Michèle Hirsch, one of the lawyers representing the five women, calls her clients extraordinary. “They are all grandmothers who came into my office one day and said, ‘Well, what can we do?’”
It is the racially-motivated systematic removal of young children from their maternal family – against the family’s wishes and under duress – to be installed in religious institutions, that forms the crux of the lawsuit.
“This is for us what we call a crime against humanity and for which the Belgian state is responsible,” Hirsch says.
They also hold the state responsible for abandoning the girls, as their wards, in a conflict zone and for what they endured.
The women and their lawyers are calling for the Belgian state to say it has committed crimes against humanity. This also allows us to inscribe today’s racism in yesterday’s history, according to Hirsch. “The colonial policy of Belgium … has consequences on what we are living today at the cultural level, at the historical level, at the educational level, at the level of the differences that are still there.”

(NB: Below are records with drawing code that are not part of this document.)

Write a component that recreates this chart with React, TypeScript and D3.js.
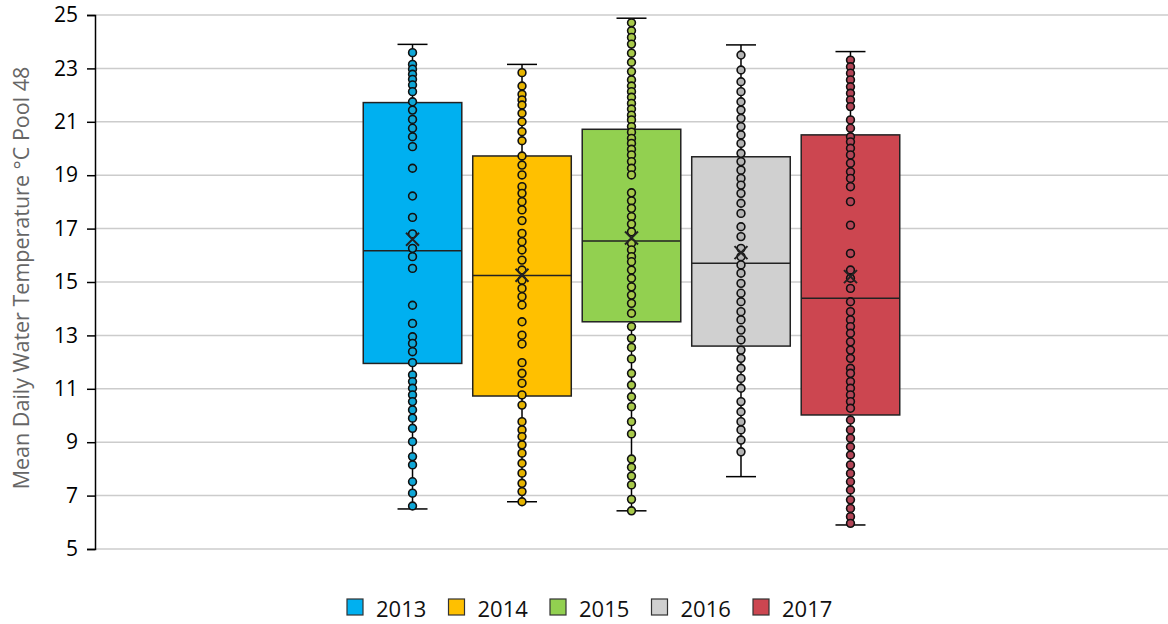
import React, { useRef, useEffect } from "react";
import * as d3 from "d3";

// years (series) and colours
const years = ["2013", "2014", "2015", "2016", "2017"];
const boxColors = ["#00b0f0", "#ffc000", "#92d050", "#d0d0d0", "#cc4650"];
const dotColors = ["#0fa6d6", "#e6b400", "#a8c94a", "#b4b4b4", "#b24557"];

// box-and-whisker summary
const whiskerLow = [6.5, 6.77, 6.43, 7.71, 5.9];
const q1 = [11.95, 10.73, 13.51, 12.6, 10.02];
const median = [16.17, 15.24, 16.54, 15.7, 14.39];
const q3 = [21.72, 19.72, 20.72, 19.69, 20.51];
const whiskerHigh = [23.9, 23.15, 24.88, 23.88, 23.63];
const means = [16.6, 15.25, 16.65, 16.1, 15.2];

// inner points
const points2013 = [23.59, 23.15, 22.97, 22.78, 22.59, 22.38, 22.13, 21.75, 21.44, 21.09, 20.76, 20.44, 20.07,
  19.26, 18.22, 17.42, 16.8, 16.26, 15.95, 15.51, 14.13, 13.45, 12.95, 12.7, 12.39, 11.98, 11.52, 11.27, 11.02,
  10.77, 10.52, 10.21, 9.9, 9.52, 9.02, 8.46, 8.15, 7.52, 7.09, 6.61];
const points2014 = [22.84, 22.34, 22.03, 21.82, 21.63, 21.32, 21.0, 20.63, 20.29, 19.72, 19.38, 19.01, 18.57,
  18.32, 18.01, 17.7, 17.3, 16.82, 16.51, 16.2, 15.82, 15.45, 15.07, 14.76, 14.45, 14.14, 13.51, 13.01, 12.68,
  11.98, 11.58, 11.21, 10.77, 10.39, 9.77, 9.46, 9.21, 8.9, 8.59, 8.21, 7.84, 7.46, 7.15, 6.77];
const points2015 = [24.71, 24.41, 24.16, 23.91, 23.57, 23.23, 22.88, 22.57, 22.34, 22.13, 21.92, 21.69, 21.48,
  21.25, 21.07, 20.82, 20.61, 20.38, 20.19, 19.97, 19.76, 19.51, 19.26, 19.01, 18.34, 18.04, 17.76, 17.45, 17.17,
  16.88, 16.45, 16.2, 15.95, 15.76, 15.45, 15.14, 14.82, 14.51, 14.2, 13.83, 13.33, 12.89, 12.55, 12.12, 11.58,
  11.14, 10.7, 10.33, 9.77, 9.31, 8.37, 8.06, 7.73, 7.4, 6.86, 6.43];
const points2016 = [23.5, 22.94, 22.5, 22.13, 21.75, 21.44, 21.13, 20.82, 20.51, 20.19, 19.82, 19.51, 19.19,
  18.88, 18.63, 18.32, 17.95, 17.57, 17.07, 16.7, 16.26, 15.95, 15.64, 15.33, 14.95, 14.58, 14.26, 13.89, 13.58,
  13.2, 12.83, 12.45, 12.14, 11.77, 11.39, 11.02, 10.52, 10.14, 9.77, 9.46, 9.08, 8.64];
const points2017 = [23.31, 23.06, 22.82, 22.57, 22.31, 22.07, 21.82, 21.57, 21.07, 20.76, 20.44, 20.25, 20.01,
  19.76, 19.45, 19.13, 18.88, 18.57, 18.01, 17.13, 16.07, 15.45, 15.14, 14.76, 14.26, 13.89, 13.58, 13.33, 13.08,
  12.76, 12.45, 12.14, 11.77, 11.58, 11.27, 11.02, 10.77, 10.52, 10.27, 9.83, 9.46, 9.15, 8.83, 8.52, 8.15, 7.83,
  7.52, 7.21, 6.84, 6.52, 6.21, 5.96];
const allPoints = [points2013, points2014, points2015, points2016, points2017];

const yTicks = [5, 7, 9, 11, 13, 15, 17, 19, 21, 23, 25];
const yTitle = "Mean Daily Water Temperature °C Pool 48";

const W = 1168;
const H = 624;
const font = "'Open Sans', 'Liberation Sans', sans-serif";

function BoxChart() {
  const svgRef = useRef<SVGSVGElement>(null);

  useEffect(() => {
    const svg = d3.select(svgRef.current);
    svg.selectAll("*").remove();

    const left = 95, right = W, top = 15, bottom = 549;
    const plotW = right - left;

    const y = d3.scaleLinear().domain([5, 25]).range([bottom, top]);
    const x = d3.scaleBand()
      .domain(years)
      .range([left + plotW * 0.25, right - plotW * 0.25])
      .paddingInner(0.1)
      .paddingOuter(0);

    // gridlines
    svg.append("g")
      .selectAll("line")
      .data(yTicks)
      .join("line")
      .attr("x1", left)
      .attr("x2", right)
      .attr("y1", (d) => y(d))
      .attr("y2", (d) => y(d))
      .attr("stroke", "#cccccc")
      .attr("stroke-width", 1.5);

    // y axis
    const yAxis = d3.axisLeft(y).tickValues(yTicks).tickSize(8).tickPadding(9).tickFormat(d3.format("d"));
    const ga = svg.append("g").attr("transform", `translate(${left},0)`).call(yAxis);
    ga.select(".domain").attr("stroke", "#000").attr("stroke-width", 1.5);
    ga.selectAll(".tick line").attr("stroke", "#000").attr("stroke-width", 1.5);
    ga.selectAll(".tick text")
      .attr("fill", "#000")
      .style("font-family", font)
      .style("font-size", "21px");

    svg.append("text")
      .attr("transform", `translate(20,${(top + bottom) / 2 - 4}) rotate(-90)`)
      .attr("text-anchor", "middle")
      .attr("dominant-baseline", "central")
      .attr("fill", "#666")
      .style("font-family", font)
      .style("font-size", "21.5px")
      .text(yTitle);

    // boxes
    years.forEach((yr, i) => {
      const bx = x(yr) as number;
      const bw = x.bandwidth();
      const cx = bx + bw / 2;
      const g = svg.append("g");
      const capW = 30;

      // whiskers
      g.append("line").attr("x1", cx).attr("x2", cx)
        .attr("y1", y(whiskerHigh[i])).attr("y2", y(q3[i]))
        .attr("stroke", "#000").attr("stroke-width", 1.5);
      g.append("line").attr("x1", cx).attr("x2", cx)
        .attr("y1", y(q1[i])).attr("y2", y(whiskerLow[i]))
        .attr("stroke", "#000").attr("stroke-width", 1.5);
      [whiskerHigh[i], whiskerLow[i]].forEach((v) => {
        g.append("line").attr("x1", cx - capW / 2).attr("x2", cx + capW / 2)
          .attr("y1", y(v)).attr("y2", y(v))
          .attr("stroke", "#000").attr("stroke-width", 1.5);
      });

      g.append("rect")
        .attr("x", bx).attr("width", bw)
        .attr("y", y(q3[i])).attr("height", y(q1[i]) - y(q3[i]))
        .attr("fill", boxColors[i])
        .attr("stroke", "#222").attr("stroke-width", 1.5);

      g.append("line").attr("x1", bx).attr("x2", bx + bw)
        .attr("y1", y(median[i])).attr("y2", y(median[i]))
        .attr("stroke", "#222").attr("stroke-width", 1.5);

      g.selectAll("circle")
        .data(allPoints[i])
        .join("circle")
        .attr("cx", cx)
        .attr("cy", (d) => y(d))
        .attr("r", 3.9)
        .attr("fill", dotColors[i])
        .attr("stroke", "#111")
        .attr("stroke-width", 1.6);

      // mean marker
      const my = y(means[i]);
      const s = 6.5;
      g.append("path")
        .attr("d", `M${cx - s},${my - s}L${cx + s},${my + s}M${cx - s},${my + s}L${cx + s},${my - s}`)
        .attr("stroke", "#222").attr("stroke-width", 2);
    });

    // legend
    const legendStep = 101.5;
    const legendX = 347;
    const lg = svg.append("g").attr("transform", `translate(${legendX},599)`);
    const items = lg.selectAll("g").data(years).join("g")
      .attr("transform", (_d, i) => `translate(${i * legendStep},0)`);
    items.append("rect")
      .attr("width", 16).attr("height", 16)
      .attr("fill", (_d, i) => boxColors[i])
      .attr("stroke", "#333").attr("stroke-width", 1.2);
    items.append("text")
      .attr("x", 29).attr("y", 9)
      .attr("dominant-baseline", "central")
      .attr("fill", "#111")
      .style("font-family", font)
      .style("font-size", "22px")
      .text((d) => d);
  }, []);

  return <svg ref={svgRef} width={W} height={H} style={{ display: "block", background: "#fff" }} />;
}

export default function App() {
  return (
    <div style={{ position: "absolute", left: 0, top: 0 }}>
      <BoxChart />
    </div>
  );
}
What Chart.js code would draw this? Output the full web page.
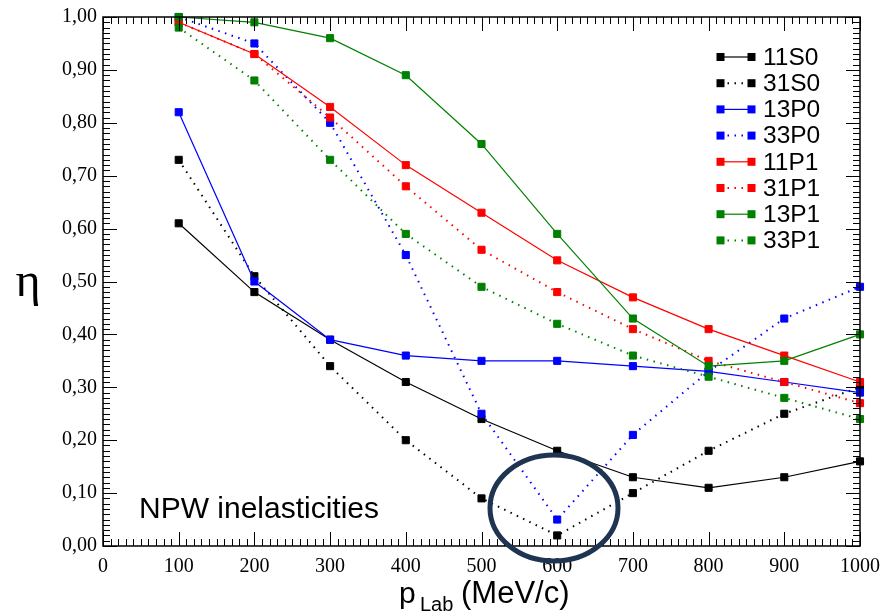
<!DOCTYPE html>
<html>
<head>
<meta charset="utf-8">
<script src="https://cdn.jsdelivr.net/npm/chart.js@4.4.1/dist/chart.umd.min.js"></script>
<style>
html,body{margin:0;padding:0;background:#fff;}
#wrap{width:885px;height:614px;position:relative;}
</style>
</head>
<body>
<div id="wrap"><canvas id="c" width="885" height="614"></canvas></div>
<script>
// ---- data ----
const pLab = [100, 200, 300, 400, 500, 600, 700, 800, 900, 1000];
const s11S0 = [0.61, 0.48, 0.39, 0.31, 0.24, 0.18, 0.13, 0.11, 0.13, 0.16];
const s31S0 = [0.73, 0.51, 0.34, 0.20, 0.09, 0.02, 0.10, 0.18, 0.25, 0.30];
const s13P0 = [0.82, 0.50, 0.39, 0.36, 0.35, 0.35, 0.34, 0.33, 0.31, 0.29];
const s33P0 = [1.00, 0.95, 0.80, 0.55, 0.25, 0.05, 0.21, 0.33, 0.43, 0.49];
const s11P1 = [0.99, 0.93, 0.83, 0.72, 0.63, 0.54, 0.47, 0.41, 0.36, 0.31];
const s31P1 = [0.99, 0.93, 0.81, 0.68, 0.56, 0.48, 0.41, 0.35, 0.31, 0.27];
const s13P1 = [1.00, 0.99, 0.96, 0.89, 0.76, 0.59, 0.43, 0.34, 0.35, 0.40];
const s33P1 = [0.98, 0.88, 0.73, 0.59, 0.49, 0.42, 0.36, 0.32, 0.28, 0.24];
const seriesNames = ['11S0', '31S0', '13P0', '33P0', '11P1', '31P1', '13P1', '33P1'];
const seriesValues = [s11S0, s31S0, s13P0, s33P0, s11P1, s31P1, s13P1, s33P1];
const xTickValues = [0, 100, 200, 300, 400, 500, 600, 700, 800, 900, 1000];
const yTickValues = [0, 0.1, 0.2, 0.3, 0.4, 0.5, 0.6, 0.7, 0.8, 0.9, 1.0];
const annotationText = 'NPW inelasticities';
const yTitle = '\u03b7';

// ---- styles ----
const colors = ['#000000', '#000000', '#0000ff', '#0000ff', '#ff0000', '#ff0000', '#008000', '#008000'];
const dotted = [false, true, false, true, false, true, false, true];
const DOT = [1.5, 5.5];

const datasets = seriesNames.map((name, i) => ({
  label: name,
  data: pLab.map((x, k) => ({x: x, y: seriesValues[i][k]})),
  borderColor: colors[i],
  backgroundColor: colors[i],
  borderWidth: dotted[i] ? 2 : 1.2,
  borderDash: dotted[i] ? DOT : [],
  borderCapStyle: 'butt',
  pointStyle: 'rect',
  pointRadius: 5,
  pointBorderWidth: 1,
  pointBorderColor: colors[i],
  pointBackgroundColor: colors[i],
  tension: 0,
  clip: false,
  order: seriesNames.length - 1 - i
}));

const SERIF = '"Liberation Serif", "Times New Roman", serif';
const SANS = '"Liberation Sans", Arial, sans-serif';

const decor = {
  id: 'decor',
  afterDraw(chart) {
    const ctx = chart.ctx;
    const xs = chart.scales.x, ys = chart.scales.y;
    const a = chart.chartArea;
    ctx.save();
    // frame
    ctx.strokeStyle = '#000';
    ctx.lineWidth = 1.5;
    ctx.strokeRect(a.left, a.top, a.right - a.left, a.bottom - a.top);
    // ticks
    ctx.lineWidth = 1;
    ctx.beginPath();
    for (let v = 0; v <= 1000; v += 10) {
      const px = Math.round(xs.getPixelForValue(v)) + 0.5;
      const L = (v % 100 === 0) ? 14 : 7;
      ctx.moveTo(px, a.bottom); ctx.lineTo(px, a.bottom - L);
      ctx.moveTo(px, a.top); ctx.lineTo(px, a.top + L);
    }
    for (let k = 0; k <= 100; k++) {
      const py = Math.round(ys.getPixelForValue(k / 100)) + 0.5;
      const L = (k % 10 === 0) ? 14 : 7;
      ctx.moveTo(a.left, py); ctx.lineTo(a.left + L, py);
      ctx.moveTo(a.right, py); ctx.lineTo(a.right - L, py);
    }
    ctx.stroke();

    // legend
    const lx1 = 720.5, lx2 = 751.5, ly0 = 57, dy = 26.2;
    chart.data.datasets.forEach((ds, i) => {
      const y = ly0 + i * dy;
      ctx.strokeStyle = ds.borderColor;
      ctx.lineWidth = ds.borderWidth;
      ctx.setLineDash(ds.borderDash || []);
      ctx.beginPath();
      ctx.moveTo(lx1, y); ctx.lineTo(lx2, y);
      ctx.stroke();
      ctx.setLineDash([]);
      ctx.fillStyle = ds.borderColor;
      ctx.fillRect(lx1 - 4, y - 4, 8, 8);
      ctx.fillRect(lx2 - 4, y - 4, 8, 8);
      ctx.fillStyle = '#000';
      ctx.font = '24.5px ' + SANS;
      ctx.textAlign = 'left';
      ctx.textBaseline = 'middle';
      ctx.fillText(ds.label, 763, y + 1);
    });

    // annotation text
    ctx.fillStyle = '#000';
    ctx.font = '30px ' + SANS;
    ctx.textAlign = 'left';
    ctx.textBaseline = 'alphabetic';
    ctx.fillText(annotationText, 139, 518);

    // y title
    ctx.font = '48px ' + SERIF;
    ctx.textAlign = 'center';
    ctx.fillText(yTitle, 28, 296);

    // x title with subscript
    ctx.textAlign = 'left';
    ctx.font = '30px ' + SANS;
    ctx.fillText('p', 399, 603);
    ctx.font = '20px ' + SANS;
    ctx.fillText('Lab', 420, 611);
    ctx.font = '31px ' + SANS;
    ctx.fillText('(MeV/c)', 461, 603);

    // highlight ellipse
    ctx.strokeStyle = '#1e3450';
    ctx.lineWidth = 5;
    ctx.beginPath();
    ctx.ellipse(554, 508, 64, 53, 0, 0, Math.PI * 2);
    ctx.stroke();
    ctx.restore();
  }
};

new Chart(document.getElementById('c'), {
  type: 'line',
  data: { datasets: datasets },
  options: {
    responsive: false,
    animation: false,
    devicePixelRatio: 1,
    layout: { padding: { top: 17, right: 25, left: 0, bottom: 0 } },
    plugins: { legend: { display: false }, tooltip: { enabled: false } },
    scales: {
      x: {
        type: 'linear', min: 0, max: 1000,
        afterBuildTicks: s => { s.ticks = xTickValues.map(v => ({value: v})); },
        afterFit: s => { s.height = 614 - 546; s.paddingLeft = 0; s.paddingRight = 0; },
        grid: { display: false, drawTicks: false },
        border: { display: false },
        ticks: {
          color: '#000', padding: 9, maxRotation: 0, autoSkip: false,
          font: { family: SERIF, size: 20 },
          callback: v => String(v)
        }
      },
      y: {
        type: 'linear', min: 0, max: 1,
        afterBuildTicks: s => { s.ticks = yTickValues.map(v => ({value: v})); },
        afterFit: s => { s.width = 103; s.paddingTop = 0; s.paddingBottom = 0; },
        grid: { display: false, drawTicks: false },
        border: { display: false },
        ticks: {
          color: '#000', padding: 6, autoSkip: false,
          font: { family: SERIF, size: 20 },
          callback: v => v.toFixed(2).replace('.', ',')
        }
      }
    }
  },
  plugins: [decor]
});
</script>
</body>
</html>
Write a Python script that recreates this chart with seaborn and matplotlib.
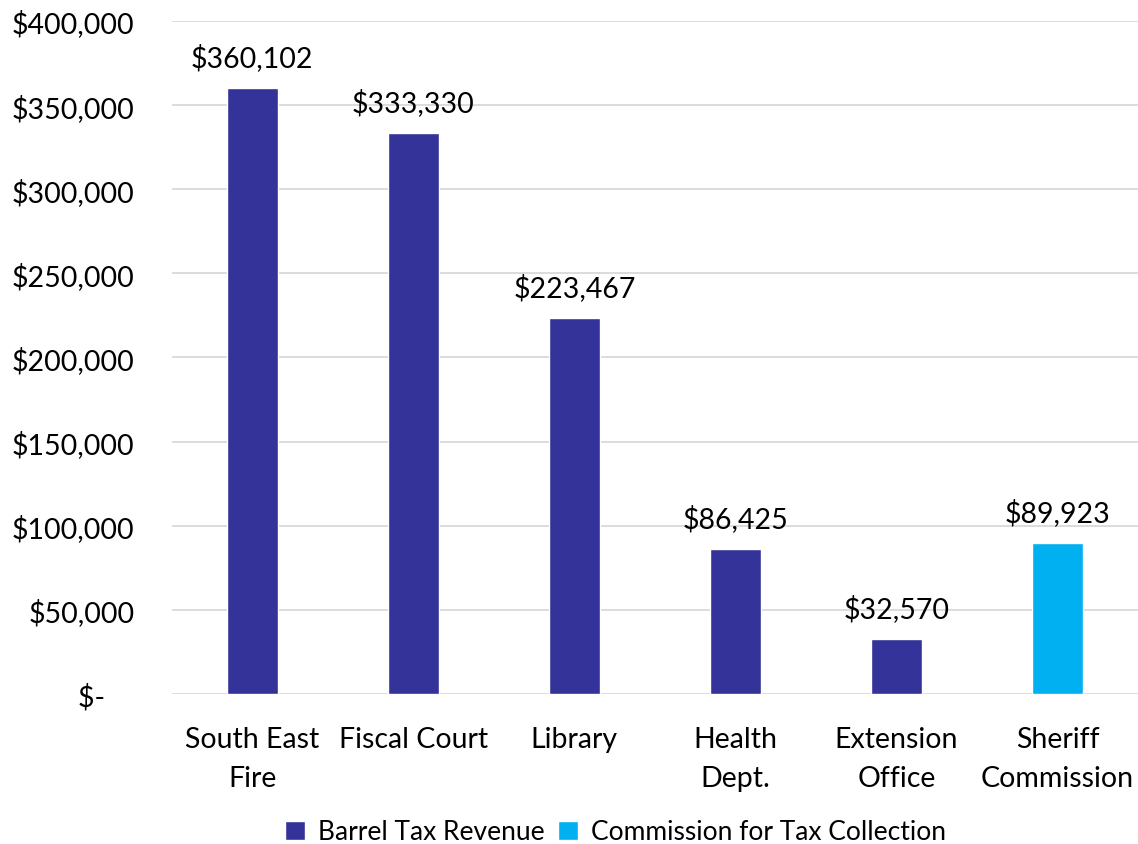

They also seek reparation, an amount of 50,000 euros (about $60,700) through the civil justice system. They have asked for the appointment of an expert to assess the amount of damage.
“How do you put a figure on a lifetime?” Hirsch asks. “Wasted or maybe not wasted, because that’s one of the things I really want to emphasise, the courage of our clients. They have built wonderful lives in spite of [everything].”
Last, they are asking for a reparation law applicable to everyone who has faced similar injustices. “It’s a matter for all of us. It concerns all of us. And therefore, it concerns our government and our parliament.”
Their fight could be historical, Hirsch says. And it is not just about the past.
“Through what these women do, our clients, they also transmit to their children, their grandchildren, a struggle. And a struggle for equality,” she says.
“They have an extraordinary courage, an extraordinary force of life. They can move a society.”
For Evariste, the lawsuit could help others to come forward. He also believes a law would help Métis. “To clarify, to state clearly, that Métis have been victims of segregation, abduction and to recognise their civil status,” he says.
Every Métis who has suffered deserves to be heard and recognised, Monique believes.
“A child’s life starts when it’s born and it’s held by its parents – when you’re safe and you have your whole future in front of you and that’s when it was cut down and taken away,” she says.
Hers is a fight for women and from women. “It’s women standing up to fight for their children and to fight for what is right for them,” Monique says. “Every woman has the right to keep her child and to love it.”